# NSCI 580A3 fall 2017

### Sidebar

NSCI 580A3

Instructors
Tai Montgomery
Erin Nishimura

wiki:2016assignment2

# Assignment 2

Due: 10am, Sept 6, 2016

Assignments account for 60 % of your final grade. All assignments are due by the following class start time (Tuesday 10 am). You will need to have completed the assignment to effectively follow along in the next class. A point will be awarded for each question (10 points total). Possible answers will be posted the evening after the assignments are due.

## Instructions:

We are going use the yeast genome for these exercises. Make sure you have downloaded S288C_reference_genome_R64-1-1_20110203.tgz from http://www.yeastgenome.org.

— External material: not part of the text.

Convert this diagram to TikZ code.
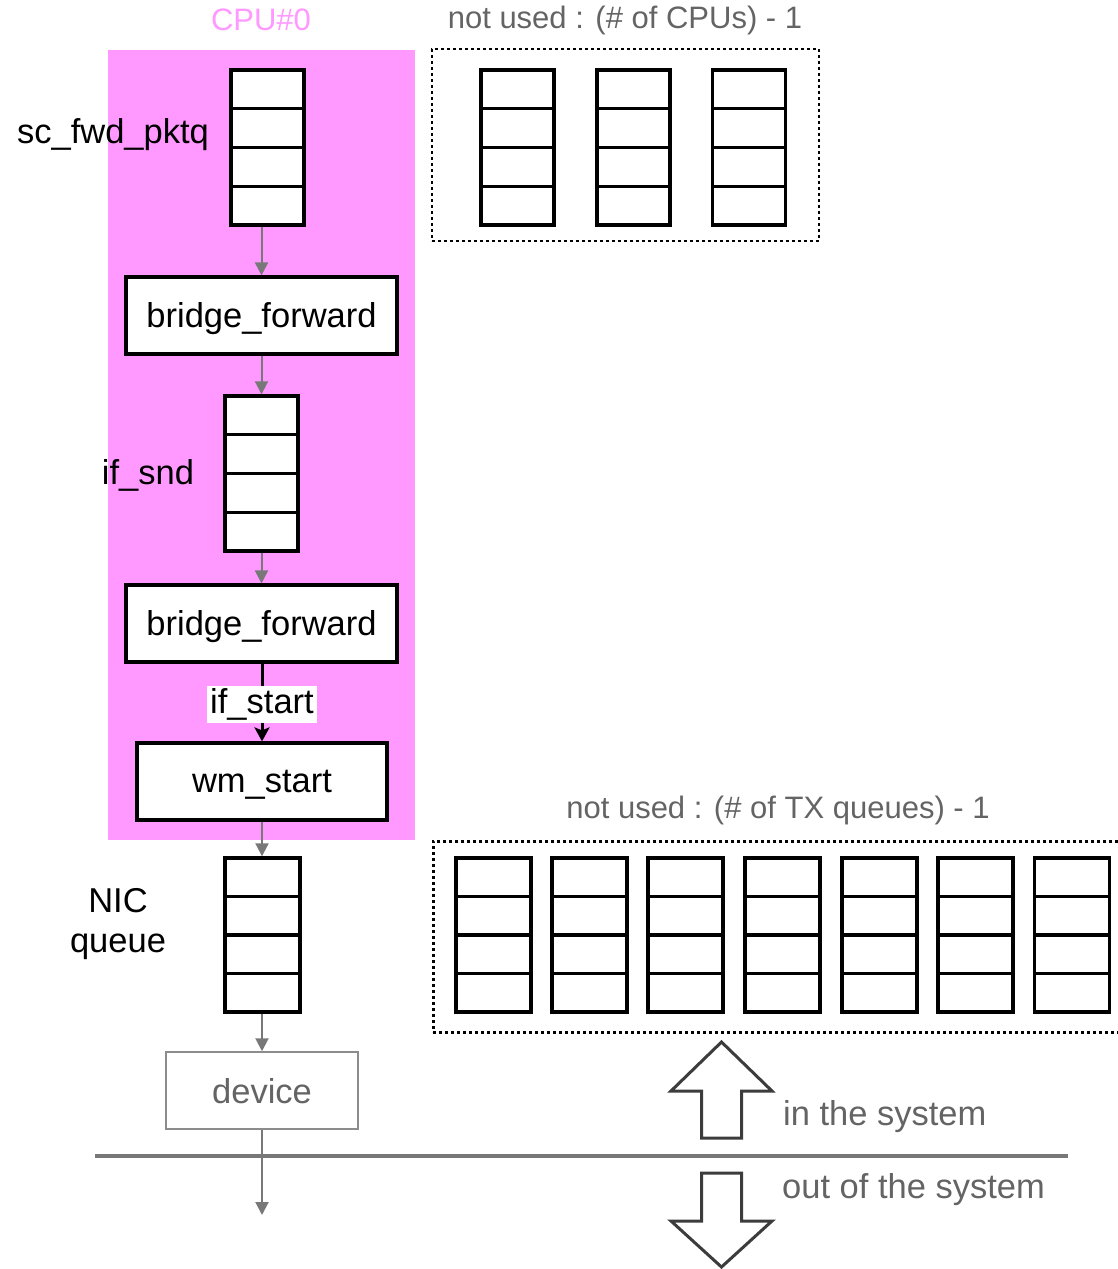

## Performing the assignment:

• Using your text editor (TextWrangler, Notepad++, etc) start a file titled <yourlastname>_Assignment2.txt. Replace <yourlastname> with your actual last name.
• Answer each question below. You can use the template shown below by copying and pasting the template into your text editor.
• Do NOT use Microsoft WORD or any Office software to edit your .txt file. This can add extra characters to the file and you'll lose points.
• When a question asks for a command, please supply the entire command line, the full set of instructions that you would put after the prompt and before pressing return.

## Assignment questions:

1. Navigate to the yeast genome file. It is a file that ends in .fsa. What command would you execute to show the number of lines, words, and characters in this file?
2. What command would you execute to show JUST the number of lines in this file?
3. The file S288C_reference_sequence_R64-1-1_20110203.fsa is a fasta file. It contains annotation lines that begins with > and sequence information that contains the characters A,T,G, or C. Can you figure out how many annotation lines are in the file? Write two commands piped together that will display the number of annotation lines in the S288C_reference_sequence_R64-1-1_20110203.fsa file.
4. One common thing we do in computational biology is to make testfiles. What command would you use to make a testfile that contains just the top 1000 lines of S288C_reference_sequence_R64-1-1_20110203.fsa?
5. For the next few questions, move to the annotation file (~/03_annotations/saccharomyces_cerevisiae_R64-1-1_20110208.gff). One cool aspect of grep is that you can specify to match strings that appear at the very beginning of a line using the ^ symbol. This is used like so…
\$grep '^apple' file.txt

This would find only instances of the word apple that appeared at the beginning of a line. See how you could use ^ to pull out just the tab-delimited portion of the .gff file and save it as sacCer3_tdt_annotation.gff. What command did you use?

6. Say we want to start with the file sacCer3_tdt_annotation.gff and extract out annotation lines for ONLY the nuclear-encoded tRNAs. What piped series of commands would you use to (1) extract out just the lines that contain 'tRNA' entries (in the third column), (2) remove any lines that contain 'chrMito', and (3) save the resulting file with the name sacCer3_tRNA_minusMito.gff (hint1: I used a grep command, another grep command, and a redirection. hint2: You may need to get tricky to extract the 'tRNA' entries. Think '\t'.
7. How many lines are in your sacCer3_tRNA_minusMito.gff file?
8. Write a series of piped commands that will allow you to test that 'tRNA' is the only unique entry in the 3rd column of sacCer3_tRNA_minusMito.gff file. What are they?
9. A .bed file is a standardized file type that contains four columns of information: (1) chromosome name, (2) start, (3) stop, (3) strand. Can you execute a code that will convert your sacCer3_tRNA_minusMito.gff file into a bed file? Save it as sacCer3_tRNA.bed. (hint: see the cut man pages and look at the examples)
10. Let's say you want to make a custom command that converts gff files into bed files. How would you make a command called gff2bed using alias?